Says one quant manager caught in this whipsaw: “There is this unknown risk, when there are enough people doing what you do, that when some of them have to unwind and they start unwinding — you are just going to get crushed. And that’s not in the model anywhere.”

Zero Beta looks to leverage as being a culprit. Given the prior success of some of these quantitative models, some investors have felt more comfortable leveraging these programs, to disastrous effect.

The models themselves, as predictive in isolation as they may have been, once put into practice by others becomes more and more useless. The effect of increasing leverage acts to magnify what may be diminishing expected gain until of course it becomes a loss, which then is magnified quickly – convergence is finite, but divergence infinite in theory.

The previously mentioned articles list a whole host of reasons for this ‘quant bloodbath.’ The fact of the matter is that every investment approach will go through periods of underperformance. It is inevitable. No approach is immune: deep value investors, growth investors, trend followers, chart readers or the aforementioned quants.

It may be some time before we have a clear understanding of what went wrong in this most recent episode. We have previously written on the use of quantitative mutual funds and quantitative methods. The best quantitative investors use the models to quantify and automate theoretically sound investment theories. Models are advantageous in that they allow investors to consistently and quickly analyze a host of securities according to a (presumably) well though-out investment process.

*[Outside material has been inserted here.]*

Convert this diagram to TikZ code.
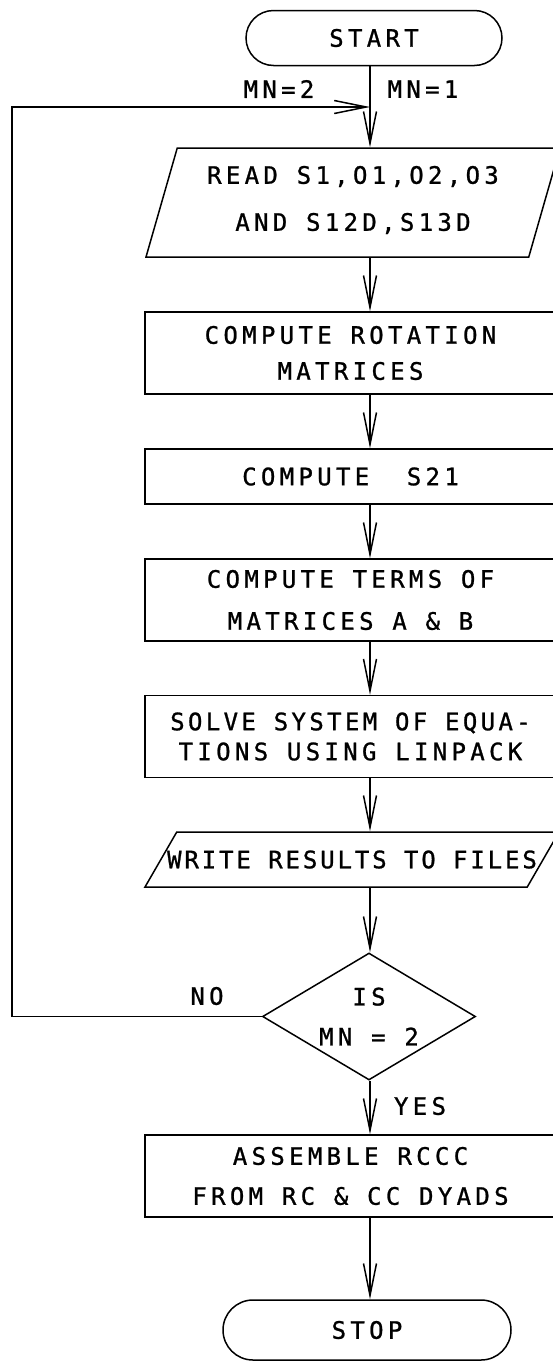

However, things change in the capital markets – sometimes temporarily and sometimes permanently. Quantitative investors are like all other investors in that sometimes their methods stop working. Leverage, not even excessive leverage, can make riding out periods of underperformance all the more difficult. The question that arises for quants: Is it the model or the market? All over Wall Street they are pondering that very question.

*The title of this post was inspired by the fine 1988 David Mamet movie, Things Change starring Don Ameche and Joe Mantenga.